** begin **
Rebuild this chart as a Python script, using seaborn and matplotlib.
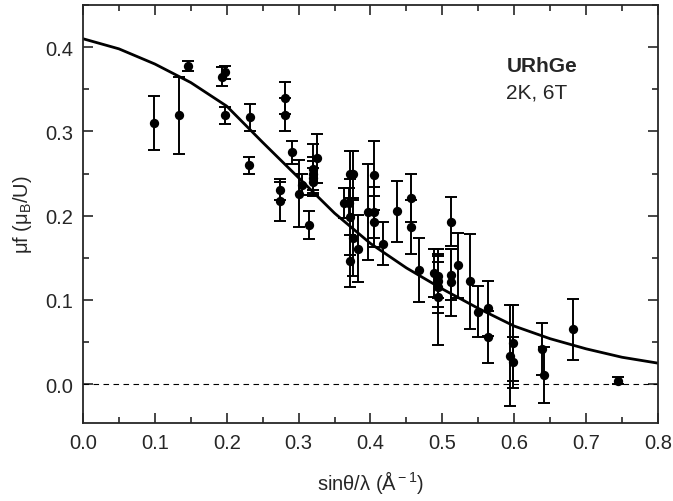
import numpy as np
import pandas as pd
import matplotlib
matplotlib.use("Agg")
import matplotlib.pyplot as plt
import seaborn as sns
from matplotlib.ticker import MultipleLocator

# --- measured points: sin(theta)/lambda, moment*f, error ---
q_data = [0.099, 0.133, 0.146, 0.193, 0.198, 0.197, 0.232, 0.231, 0.281, 0.281,
          0.274, 0.274, 0.291, 0.300, 0.305, 0.315, 0.326, 0.320, 0.320, 0.320,
          0.320, 0.363, 0.370, 0.372, 0.376, 0.372, 0.372, 0.376, 0.382, 0.405,
          0.396, 0.405, 0.405, 0.417, 0.437, 0.457, 0.457, 0.467, 0.489, 0.494,
          0.494, 0.494, 0.494, 0.512, 0.512, 0.512, 0.522, 0.539, 0.549, 0.563,
          0.563, 0.598, 0.594, 0.598, 0.638, 0.642, 0.682, 0.745]
mf_data = [0.310, 0.319, 0.378, 0.365, 0.370, 0.319, 0.317, 0.260, 0.340, 0.320,
           0.231, 0.217, 0.275, 0.226, 0.237, 0.189, 0.268, 0.256, 0.250, 0.245,
           0.240, 0.215, 0.215, 0.249, 0.249, 0.198, 0.146, 0.174, 0.161, 0.248,
           0.204, 0.204, 0.193, 0.167, 0.205, 0.221, 0.187, 0.136, 0.132, 0.128,
           0.122, 0.115, 0.103, 0.193, 0.130, 0.121, 0.141, 0.122, 0.086, 0.090,
           0.056, 0.049, 0.034, 0.026, 0.042, 0.011, 0.065, 0.004]
mf_err = [0.032, 0.046, 0.006, 0.011, 0.008, 0.010, 0.016, 0.010, 0.019, 0.020,
          0.012, 0.023, 0.014, 0.040, 0.013, 0.017, 0.029, 0.029, 0.020, 0.020,
          0.017, 0.018, 0.018, 0.028, 0.028, 0.045, 0.031, 0.045, 0.040, 0.041,
          0.057, 0.030, 0.030, 0.025, 0.036, 0.028, 0.032, 0.038, 0.029, 0.026,
          0.030, 0.030, 0.057, 0.029, 0.030, 0.040, 0.039, 0.056, 0.030, 0.033,
          0.031, 0.045, 0.060, 0.030, 0.031, 0.033, 0.036, 0.004]

# --- fitted form factor curve ---
q_fit = [0.00, 0.05, 0.10, 0.15, 0.20, 0.25, 0.30, 0.35, 0.40,
         0.45, 0.50, 0.55, 0.60, 0.65, 0.70, 0.75, 0.80]
mf_fit = [0.410, 0.398, 0.380, 0.358, 0.330, 0.287, 0.245, 0.203, 0.167,
          0.138, 0.113, 0.090, 0.069, 0.054, 0.042, 0.032, 0.025]

df = pd.DataFrame({"q": q_data, "mf": mf_data, "err": mf_err})
fit = pd.DataFrame({"q": q_fit, "mf": mf_fit})

sns.set_style("ticks")
plt.rcParams["font.family"] = ["Liberation Sans", "DejaVu Sans"]
plt.rcParams["mathtext.fontset"] = "custom"
plt.rcParams["mathtext.rm"] = "Liberation Sans"
plt.rcParams["mathtext.it"] = "Liberation Sans:italic"

fig = plt.figure(figsize=(6.73, 5.02), dpi=100)
ax = fig.add_axes([0.1233, 0.1554, 0.8544, 0.8326])

# zero line
ax.axhline(0, color="black", lw=0.8, ls=(0, (5, 4)), zorder=1)

# fit curve
sns.lineplot(data=fit, x="q", y="mf", color="black", lw=2, ax=ax, zorder=2)

# error bars + points
ax.errorbar(df["q"], df["mf"], yerr=df["err"], fmt="none", ecolor="black",
            elinewidth=1.4, capsize=4, capthick=1.4, zorder=3)
sns.scatterplot(data=df, x="q", y="mf", color="black", s=45, edgecolor="black",
                linewidth=0, ax=ax, zorder=4)

ax.set_xlim(0, 0.8)
ax.set_ylim(-0.046, 0.45)
ax.xaxis.set_major_locator(MultipleLocator(0.1))
ax.xaxis.set_minor_locator(MultipleLocator(0.05))
ax.yaxis.set_major_locator(MultipleLocator(0.1))
ax.yaxis.set_minor_locator(MultipleLocator(0.05))
ax.tick_params(which="both", direction="in", top=True, right=True,
               labelsize=14.5, width=1.2, pad=7)
ax.tick_params(which="major", length=7)
ax.tick_params(which="minor", length=4)
ax.set_xticks(np.arange(0, 0.81, 0.1))
ax.set_xticklabels([f"{v:.1f}" for v in np.arange(0, 0.81, 0.1)])
ax.set_yticks(np.arange(0, 0.41, 0.1))
ax.set_yticklabels([f"{v:.1f}" for v in np.arange(0, 0.41, 0.1)])
for s in ax.spines.values():
    s.set_linewidth(1.3)

ax.set_xlabel(r"sinθ/λ (Å$^{\rm -1}$)", fontsize=14.5, labelpad=12)
ax.set_ylabel(r"μf (μ$_{\rm B}$/U)", fontsize=14.5, labelpad=8)

ax.text(0.589, 0.378, "URhGe", fontsize=15, fontweight="bold", ha="left", va="center")
ax.text(0.589, 0.347, "2K, 6T", fontsize=15, ha="left", va="center")

fig.savefig("out.png", dpi=100)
** end **
| Exercise |
Say how many lines of the listing above contain "seaborn", with no other words.

| Response to this task |
2